EEOC: Wyoming home health care provider paid female nurses less than male counterparts

Federal Gov

By Marian Johns | Oct 9, 2018

CASPER, Wyo. — A federal agency is suing a Wyoming home health care provider, alleging it violated federal law by paying female nurses significantly lower wages than their male co-workers for performing equal work.

The U.S. Equal Employment Opportunity Commission (EEOC) alleges in a lawsuit filed in U.S. District Court for the District of Wyoming, that Interim Healthcare of Wyoming paid female nurses significantly lower wages. According to the EEOC, the company failed to fix the pay disparity despite complaints from female workers in violation of the 1963 Equal Pay Act and Title VII of the 1964 Civil Rights Act.
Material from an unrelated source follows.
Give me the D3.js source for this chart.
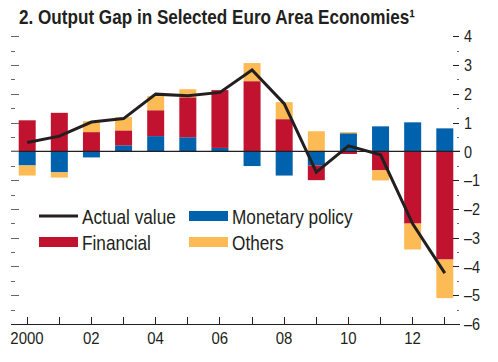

"Enforcing the Equal Pay Act and Title VII's prohibition on compensation discrimination are priorities for the EEOC," said EEOC Phoenix District Office regional attorney Mary Jo O'Neill in a statement.  "Enforcement of those laws and closing the pay gap are particularly important in a state like Wyoming, where women make only 77 cents on the dollar compared to men, and which is ranked 39th in the country in pay equity."

"It's not only unfair when women are paid less than men when they perform substantially equal work under similar working conditions - it's against the law," added EEOC Phoenix District director Elizabeth Cadle  

The EEOC seeks back pay damages for lost wages, liquidated and punitive damages as well as injunctive relief against any future discriminatory practices.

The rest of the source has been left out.